Un retard à combler sur le continent

Pour l’heure, dans sa lutte discrète avec la Chine pour contrôler une partie des ressources pétrolières du monde - les deux pays sont importateurs net d’or noir - l’Inde demeure distancée et de loin. C’est notamment le cas en Afrique où Pékin n’en finit pas de déployer une politique volontariste qui lui garantit l’accès privilégié à des réserves d’or noir ou d’autres matières premières. Un seul chiffre résume cette dynamique : on compte aujourd’hui près de cinq cent mille travailleurs chinois sur le Continent soit cinquante fois plus que le contingent indien. Mais la situation commence à évoluer. Ces derniers jours, une délégation indienne de haut niveau s’est rendue successivement au Soudan, au Nigeria, en Angola et en Ouganda. A chaque fois, Murli Deora, le ministre indien du Pétrole, a pu obtenir de ses interlocuteurs la promesse d’un renforcement de la présence indienne. Au Nigeria, la Compagnie pétrolière indienne étatique Oil and Natural Gas Corporation (ONGC) va investir pour 359 millions de dollars en recherche et exploration. En Angola, la même compagnie devrait se voir attribuer un important contrat d’exploration. Au Soudan, c’est avant tout de l’apurement d’anciens contentieux financiers entre les deux pays qui a été discuté, préalable indispensable pour que ONCG mais aussi le gazier indien GAIL puissent accéder aux hydrocarbures locaux. A cela s’ajoute la possibilité pour les deux compagnies de contrats d’exploration en Ouganda. Plus important encore, l’Inde propose d’investir plusieurs milliards de dollars pour rénover et moderniser les raffineries en Angola et au Nigeria.
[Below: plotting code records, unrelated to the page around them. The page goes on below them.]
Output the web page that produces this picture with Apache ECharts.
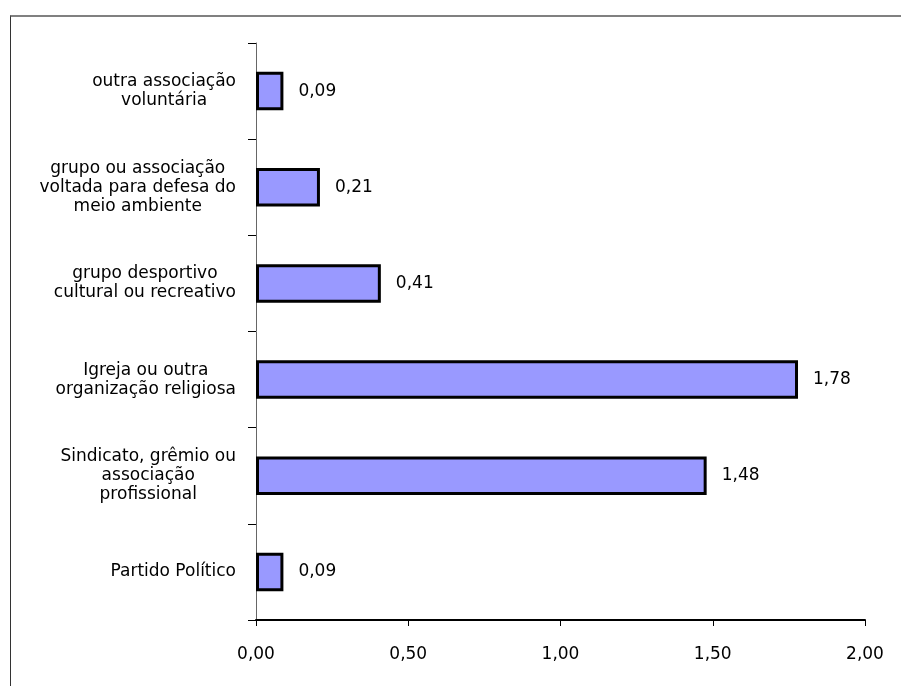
<!DOCTYPE html>
<html>
<head>
<meta charset="utf-8">
<script src="https://cdn.jsdelivr.net/npm/echarts@6/dist/echarts.min.js"></script>
<style>
  html, body { margin: 0; padding: 0; background: #fff; }
  #frame { position: absolute; left: 10px; top: 15px; width: 900px; height: 700px;
           border-left: 1px solid #333; border-top: 2px solid #808080; box-sizing: border-box; }
  #chart { position: absolute; left: 0; top: 0; width: 901px; height: 686px; }
</style>
</head>
<body>
<div id="frame"></div>
<div id="chart"></div>
<script>
// Categories from top to bottom
const categories = [
  "outra associação\nvoluntária",
  "grupo ou associação\nvoltada para defesa do\nmeio ambiente",
  "grupo desportivo\ncultural ou recreativo",
  "Igreja ou outra\norganização religiosa",
  "Sindicato, grêmio ou\nassociação\nprofissional",
  "Partido Político"
];
const values = [0.09, 0.21, 0.41, 1.78, 1.48, 0.09];
const xTicks = [0, 0.5, 1.0, 1.5, 2.0];

const fmt = v => Number(v).toFixed(2).replace('.', ',');
const font = "'DejaVu Sans', 'Liberation Sans', Arial, sans-serif";
const fs = 17;

const chart = echarts.init(document.getElementById('chart'));
chart.setOption({
  animation: false,
  backgroundColor: 'transparent',
  grid: { left: 256, right: 36, top: 43, bottom: 66, containLabel: false },
  xAxis: {
    type: 'value',
    min: xTicks[0],
    max: xTicks[xTicks.length - 1],
    interval: xTicks[1] - xTicks[0],
    axisLine: { show: true, lineStyle: { color: '#000', width: 2 } },
    axisTick: { show: true, length: 6, lineStyle: { color: '#000', width: 1 } },
    splitLine: { show: false },
    axisLabel: { formatter: fmt, color: '#000', fontSize: fs, fontFamily: font, margin: 26 }
  },
  yAxis: {
    type: 'category',
    data: categories,
    inverse: true,
    axisLine: { show: true, lineStyle: { color: '#666', width: 1 } },
    axisTick: { show: true, length: 8, lineStyle: { color: '#000', width: 1 } },
    axisLabel: {
      margin: 20,
      color: '#000',
      fontSize: fs,
      fontFamily: font,
      lineHeight: 19,
      formatter: v => v.split('\n').map(l => '{c|' + l + '}').join('\n'),
      rich: { c: { align: 'center', fontSize: fs, lineHeight: 19, fontFamily: font, color: '#000' } }
    }
  },
  series: [{
    type: 'bar',
    data: values,
    barCategoryGap: '60%',
    itemStyle: { color: '#9999FF', borderColor: '#000', borderWidth: 3 },
    label: {
      show: true,
      position: 'right',
      distance: 15,
      formatter: p => fmt(p.value),
      color: '#000',
      fontSize: fs,
      fontFamily: font
    }
  }]
});
</script>
</body>
</html>
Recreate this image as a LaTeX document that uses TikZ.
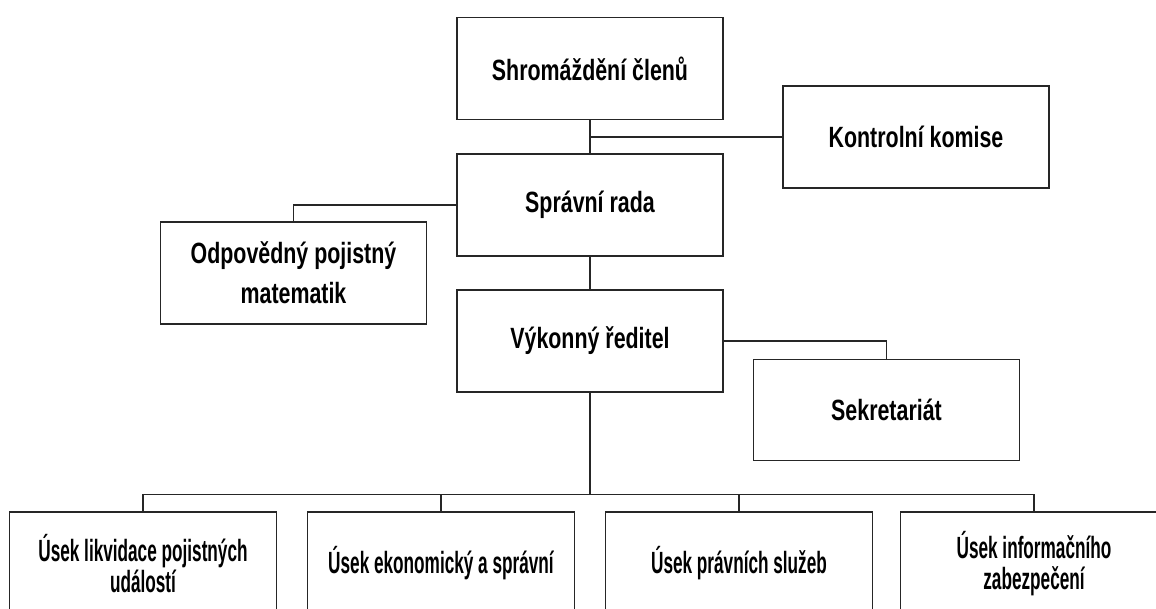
\documentclass[tikz,border=0pt]{standalone}
\usepackage{fontspec}
\setmainfont{Liberation Sans}
\newfontfamily\unitfont{Liberation Sans}[FakeStretch=0.73]
\newfontfamily\deptfont{Liberation Sans}[FakeStretch=0.56]
\usetikzlibrary{positioning}
\tikzset{x=1pt, y=-1pt}

\begin{document}
\begin{tikzpicture}
% Style
[
    line cap=rect,
    unit/.style={draw=frame, line width=1.8pt, fill=white, inner sep=0pt,
        minimum width=266pt, minimum height=102pt, align=center,
        font=\unitfont\bfseries\fontsize{29.3}{40}\selectfont},
    dept/.style={unit, minimum width=267pt, minimum height=103pt,
        font=\deptfont\bfseries\fontsize{30.7}{31}\selectfont},
    link/.style={draw=frame, line width=1.4pt}
]

% Define: Colors
\colorlet{frame}{black!85}

%=================================== Start ===================================
{
    % Define: Page
    \useasboundingbox (0,0) rectangle (1156,608);

    % Draw: Boards
    \node[unit] (assembly) at (590,68.5)  {Shromáždění členů};
    \node[unit] (control)  at (916,137)   {Kontrolní komise};
    \node[unit] (board)    at (590,205)   {Správní rada};
    \node[unit] (actuary)  at (293.5,273) {Odpovědný pojistný\\matematik};
    \node[unit] (director) at (590,341)   {Výkonný ředitel};
    \node[unit, minimum height=101pt] (office) at (886.5,410) {Sekretariát};

    % Draw: Departments
    \node[dept] (claims)  at (143,563.5)  {Úsek likvidace pojistných\\událostí};
    \node[dept] (economy) at (441,563.5)  {Úsek ekonomický a správní};
    \node[dept] (legal)   at (739,563.5)  {Úsek právních služeb};
    \node[dept] (it)      at (1034,563.5) {Úsek informačního\\zabezpečení};

    % Draw: Links
    \draw[link] (assembly.south) -- (board.north);
    \draw[link] (control.west) -- (control.west -| assembly.south);
    \draw[link] (board.west) -| (actuary.north);
    \draw[link] (board.south) -- (director.north);
    \draw[link] (director.east) -| (office.north);

    % Draw: Bus
    \coordinate (bus) at (590,494.5);
    \draw[link] (director.south) -- (bus);
    \foreach \dept in {claims, economy, legal, it} {
        \draw[link] (bus) -| (\dept.north);
    }
}
%==================================== END ====================================
\end{tikzpicture}
\end{document}
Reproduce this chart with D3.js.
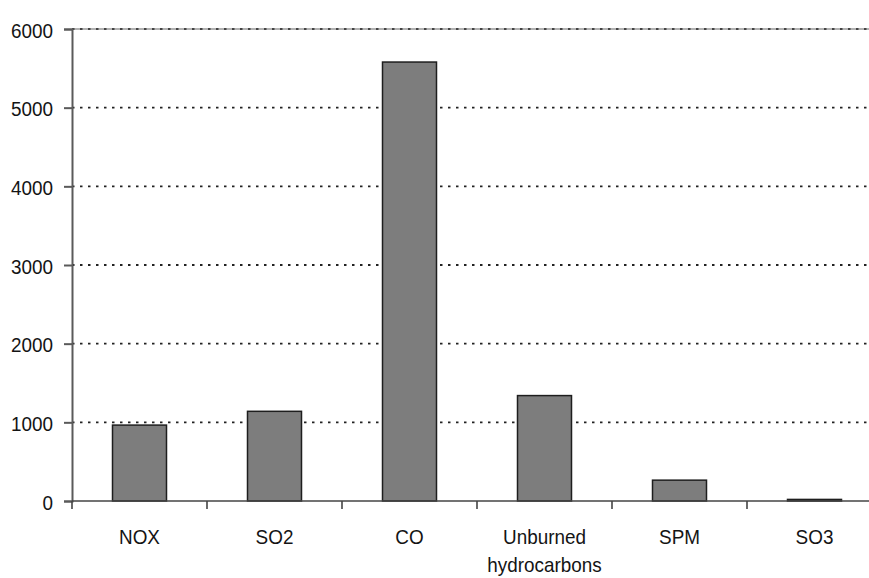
<!DOCTYPE html>
<html>
<head>
<meta charset="utf-8">
<script src="https://cdn.jsdelivr.net/npm/d3@7"></script>
<style>
  html, body { margin: 0; padding: 0; background: #fff; }
  svg { display: block; }
  text { font-family: "Liberation Sans", Arial, sans-serif; fill: #141414; }
</style>
</head>
<body>
<svg id="chart" width="869" height="578"></svg>
<script>
// Emissions by pollutant
const categories = ["NOX", "SO2", "CO", "Unburned\nhydrocarbons", "SPM", "SO3"];
const values = [965, 1140, 5580, 1340, 265, 20];
const yTicks = [0, 1000, 2000, 3000, 4000, 5000, 6000];

const svg = d3.select("#chart");
const plotLeft = 72, plotRight = 882, plotTop = 29, plotBottom = 501;
const fontSize = 21, squeeze = 0.9;

const x = d3.scaleBand().domain(categories).range([plotLeft, plotRight]).paddingInner(0.6).paddingOuter(0.3);
const y = d3.scaleLinear().domain([0, 6000]).range([plotBottom, plotTop]);

// Dotted gridlines
svg.append("g").selectAll("line")
  .data(yTicks.filter(d => d > 0))
  .join("line")
  .attr("x1", plotLeft).attr("x2", 869)
  .attr("y1", d => y(d)).attr("y2", d => y(d))
  .attr("stroke", "#222").attr("stroke-width", 1.8)
  .attr("stroke-dasharray", "2.5,5.5");

// Top border of plot area
svg.append("line")
  .attr("x1", plotLeft).attr("x2", 869).attr("y1", y(6000)).attr("y2", y(6000))
  .attr("stroke", "#666").attr("stroke-width", 1.2);

// Bars
svg.append("g").selectAll("rect")
  .data(categories.map((c, i) => ({ c, v: values[i] })))
  .join("rect")
  .attr("x", d => x(d.c))
  .attr("width", x.bandwidth())
  .attr("y", d => y(d.v))
  .attr("height", d => y(0) - y(d.v))
  .attr("fill", "#7d7d7d")
  .attr("stroke", "#1e1e1e")
  .attr("stroke-width", 1.5);

// Y axis
const yAxis = svg.append("g").attr("transform", `translate(${plotLeft},0)`)
  .call(d3.axisLeft(y).tickValues(yTicks).tickSize(8).tickFormat(d3.format("d")));
yAxis.select(".domain").attr("stroke", "#5a5a5a").attr("stroke-width", 2);
yAxis.selectAll(".tick line").attr("stroke", "#5a5a5a").attr("stroke-width", 2);
yAxis.selectAll(".tick text").remove();
yAxis.selectAll(".tick").append("text")
  .attr("text-anchor", "end")
  .attr("font-size", fontSize)
  .attr("transform", `translate(-19,8) scale(${squeeze},1)`)
  .text(d => d3.format("d")(d));

// X axis
const step = x.step();
const boundaries = d3.range(1, categories.length).map(i => plotLeft + i * step);
svg.append("line")
  .attr("x1", plotLeft).attr("x2", 869).attr("y1", plotBottom).attr("y2", plotBottom)
  .attr("stroke", "#444").attr("stroke-width", 1.6);
svg.append("g").selectAll("line")
  .data([plotLeft].concat(boundaries))
  .join("line")
  .attr("x1", d => d).attr("x2", d => d)
  .attr("y1", plotBottom).attr("y2", plotBottom + 8)
  .attr("stroke", "#444").attr("stroke-width", 1.6);

// Category labels
const labels = svg.append("g").selectAll("text")
  .data(categories)
  .join("text")
  .attr("text-anchor", "middle")
  .attr("font-size", fontSize)
  .attr("transform", d => `translate(${x(d) + x.bandwidth() / 2},544) scale(${squeeze},1)`);
labels.each(function(d) {
  const lines = d.split("\n");
  d3.select(this).selectAll("tspan")
    .data(lines)
    .join("tspan")
    .attr("x", 0)
    .attr("dy", (l, i) => i === 0 ? 0 : 28)
    .text(l => l);
});
</script>
</body>
</html>
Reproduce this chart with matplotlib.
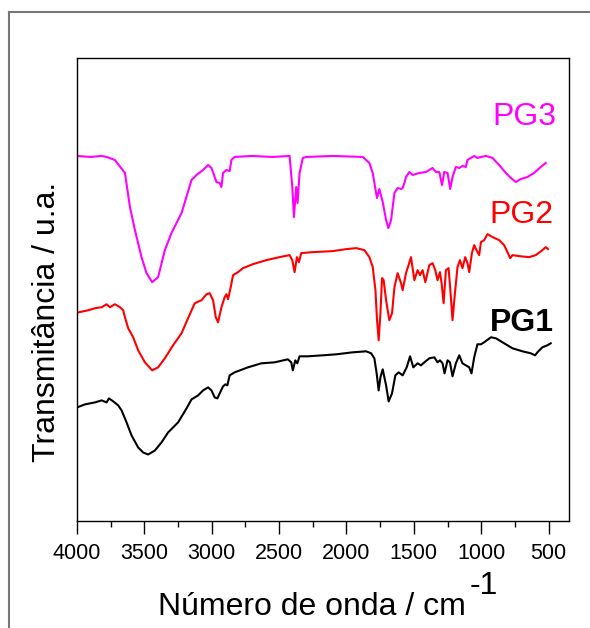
#!/usr/bin/env python3
import numpy as np
import matplotlib
matplotlib.use("Agg")
import matplotlib.pyplot as plt
from matplotlib.lines import Line2D

plt.rcParams['font.family'] = ['Liberation Sans', 'DejaVu Sans']

# FTIR spectra, wavenumber (cm-1) vs transmittance (a.u., curves offset)
pg3_wn = [4000, 3900, 3820, 3780, 3719, 3644, 3607, 3570, 3521, 3484, 3442, 3398,
          3348, 3299, 3224, 3150, 3113, 3064, 3027, 3002, 2965, 2941, 2928, 2916,
          2891, 2867, 2854, 2830, 2700, 2550, 2422, 2402, 2390, 2373, 2363, 2348,
          2324, 2299, 2100, 1879, 1830, 1805, 1780, 1773, 1756, 1731, 1706, 1689,
          1669, 1644, 1620, 1595, 1583, 1570, 1558, 1533, 1509, 1459, 1410, 1361,
          1336, 1311, 1291, 1274, 1250, 1230, 1213, 1188, 1163, 1139, 1114, 1102,
          1077, 1052, 1028, 1002, 965, 916, 867, 817, 780, 743, 706, 657, 608, 558, 521]
pg3_t = [36.4, 36.3, 36.4, 36.3, 36.0, 34.7, 31.3, 29.0, 26.3, 24.7, 23.8, 24.3,
         27.0, 28.7, 30.7, 34.0, 34.5, 35.0, 35.5, 35.2, 33.8, 33.7, 33.3, 34.7,
         35.0, 34.9, 36.0, 36.3, 36.4, 36.3, 36.4, 33.3, 30.3, 33.3, 31.7, 34.7,
         36.2, 36.3, 36.4, 36.3, 35.7, 34.7, 32.7, 32.2, 33.1, 31.8, 30.0, 29.2,
         30.0, 32.7, 33.2, 33.1, 33.2, 33.7, 34.3, 34.8, 34.5, 34.7, 34.8, 35.2,
         34.8, 34.8, 33.5, 34.8, 34.7, 33.1, 34.3, 35.3, 35.2, 35.4, 35.3, 36.0,
         36.2, 36.4, 36.2, 36.3, 36.4, 36.2, 35.5, 34.7, 34.2, 33.8, 34.1, 34.3,
         34.7, 35.3, 35.7]

pg2_wn = [3985, 3916, 3867, 3817, 3780, 3756, 3719, 3681, 3657, 3644, 3620, 3583,
          3546, 3496, 3442, 3398, 3348, 3287, 3224, 3176, 3126, 3076, 3039, 3015,
          2990, 2970, 2953, 2928, 2904, 2891, 2879, 2859, 2842, 2805, 2768, 2694,
          2595, 2496, 2422, 2402, 2385, 2368, 2353, 2336, 2250, 2102, 2002, 1928,
          1867, 1830, 1805, 1785, 1773, 1761, 1748, 1736, 1724, 1706, 1682, 1662,
          1644, 1620, 1595, 1583, 1558, 1521, 1496, 1472, 1454, 1435, 1415, 1385,
          1361, 1341, 1324, 1306, 1294, 1279, 1262, 1242, 1225, 1213, 1195, 1176,
          1158, 1139, 1119, 1102, 1089, 1069, 1052, 1035, 1015, 1002, 978, 953,
          916, 867, 830, 805, 785, 768, 719, 645, 595, 546, 521, 504]
pg2_t = [20.8, 21.0, 21.2, 21.3, 21.6, 21.3, 21.6, 21.3, 21.0, 20.3, 19.2, 18.3,
         17.0, 15.8, 15.0, 15.3, 16.2, 17.5, 18.7, 20.2, 21.7, 22.0, 22.6, 22.7,
         22.0, 20.3, 19.8, 21.3, 22.3, 22.6, 22.1, 23.3, 24.5, 24.8, 25.2, 25.6,
         26.0, 26.3, 26.5, 26.0, 24.8, 26.3, 25.8, 26.7, 26.8, 26.9, 27.1, 27.2,
         27.0, 26.3, 25.3, 23.0, 20.0, 18.0, 20.7, 24.2, 24.0, 22.0, 20.0, 20.7,
         23.3, 24.7, 23.7, 23.0, 24.7, 26.3, 24.0, 25.0, 24.5, 25.0, 23.8, 25.5,
         25.7, 25.0, 24.0, 24.8, 23.7, 21.7, 25.0, 25.2, 22.3, 20.0, 22.7, 25.3,
         26.0, 25.2, 26.3, 25.7, 24.8, 26.7, 27.5, 27.0, 26.5, 27.8, 28.0, 28.6,
         28.3, 28.0, 27.5, 26.8, 26.2, 26.5, 26.4, 26.3, 26.5, 27.0, 27.3, 27.1]

pg1_wn = [4000, 3941, 3867, 3817, 3780, 3763, 3731, 3694, 3669, 3632, 3595, 3546,
          3509, 3472, 3422, 3373, 3324, 3250, 3187, 3150, 3101, 3064, 3027, 3002,
          2978, 2958, 2941, 2916, 2899, 2884, 2867, 2830, 2731, 2632, 2533, 2435,
          2410, 2398, 2380, 2365, 2348, 2287, 2176, 2076, 1953, 1854, 1817, 1793,
          1776, 1761, 1748, 1731, 1706, 1687, 1662, 1637, 1613, 1583, 1553, 1528,
          1504, 1472, 1447, 1422, 1385, 1348, 1324, 1306, 1287, 1272, 1250, 1232,
          1213, 1188, 1163, 1139, 1114, 1089, 1072, 1052, 1028, 1002, 978, 928,
          891, 842, 768, 694, 632, 600, 583, 546, 509, 484]
pg1_t = [11.3, 11.6, 11.8, 12.0, 11.8, 12.2, 11.9, 11.5, 11.0, 9.8, 8.5, 7.3,
         6.8, 6.6, 7.0, 7.8, 8.8, 9.8, 11.2, 12.1, 12.5, 13.0, 13.3, 13.0,
         12.3, 12.2, 12.7, 13.4, 13.6, 13.5, 14.5, 14.8, 15.3, 15.7, 15.8, 16.1,
         15.8, 15.0, 16.0, 15.7, 16.4, 16.4, 16.5, 16.6, 16.8, 16.9, 16.7, 16.2,
         14.7, 13.0, 14.3, 15.1, 13.5, 11.9, 12.7, 14.5, 14.8, 14.5, 15.3, 16.4,
         15.3, 15.7, 15.5, 15.8, 16.2, 16.3, 15.8, 16.0, 15.7, 14.7, 16.0, 15.8,
         14.4, 15.7, 16.5, 15.7, 15.5, 15.3, 14.7, 16.3, 17.6, 17.6, 17.8, 18.3,
         18.2, 17.8, 17.2, 16.9, 16.7, 16.5, 16.8, 17.3, 17.5, 17.7]

series = [
    ("PG3", pg3_wn, pg3_t, "#ff00ff", "normal", 919, 40.3),
    ("PG2", pg2_wn, pg2_t, "#ff0000", "normal", 937, 30.5),
    ("PG1", pg1_wn, pg1_t, "black", "bold", 937, 19.7),
]

fig = plt.figure(figsize=(5.9, 6.28), dpi=100)
ax = fig.add_axes([0.1305, 0.171, 0.834, 0.737])

for name, wn, t, color, weight, lx, ly in series:
    ax.plot(wn, t, color=color, linewidth=1.5)
    ax.text(lx, ly, name, color=color, fontsize=23, fontweight=weight,
            ha='left', va='center')

ax.set_xlim(4000, 348)
ax.set_ylim(0, 46.2)
ax.set_xticks(np.arange(4000, 499, -500))
ax.set_xticks(np.arange(3750, 499, -500), minor=True)
ax.tick_params(axis='x', which='major', direction='out', length=9, width=1,
               labelsize=15.5, pad=7)
ax.tick_params(axis='x', which='minor', direction='out', length=4.5, width=1)
ax.set_yticks([])
for sp in ax.spines.values():
    sp.set_linewidth(1.0)

fig.text(158 / 590, 1 - 615 / 628, "Número de onda / cm", fontsize=23,
         ha='left', va='baseline')
fig.text(470 / 590, 1 - 594 / 628, "-1", fontsize=23, ha='left', va='baseline')
fig.text(47 / 590, 1 - 322 / 628, "Transmitância / u.a.", fontsize=23,
         rotation=90, ha='center', va='center')

# page frame
fig.add_artist(Line2D([9 / 590, 1], [1 - 12 / 628, 1 - 12 / 628],
                      color='#777777', linewidth=1.5))
fig.add_artist(Line2D([9 / 590, 9 / 590], [0, 1 - 12 / 628],
                      color='#777777', linewidth=1.5))

fig.savefig("out.png", dpi=100)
Un mouvement stratégique qui pourrait permettre à ses compagnies de décrocher des contrats d’exploitation de champs pétroliers notamment en Angola où une mise aux enchères de nouveaux blocs est prévue pour cette année. Jusqu’à présent, en Angola comme au Nigeria, ONCG et GAIL ont presque toujours vu les majors chinoises remporter la mise à leur détriment. La question est donc de savoir si la donne va changer.

Rivalité ou coopération ?

 Sans préjuger de l’évolution de la compétition sino-indienne pour l’approvisionnement en hydrocarbures, des experts s’attendent toutefois à ce que ces deux acteurs évitent le plus possible la confrontation directe. Depuis 2007, New Delhi et Pékin, discutent coopération en matière d’énergie et cherchent à trouver un accord pour s’associer lors d’appels d’offres pour l’exploration et l’exploitation de nouveaux champs. C’est le cas notamment en Amérique du Nord ou en Asie où la compétition est très sévère mais cette association, encore timide, n’a jamais été testée en Afrique. Il est vrai que la Chine y a des arguments de poids pour s’imposer, allant jusqu’à offrir gratuitement des infrastructures aux pays concernés afin de remporter les contrats. Une stratégie que l’Inde, moins riche, ne peut se permettre.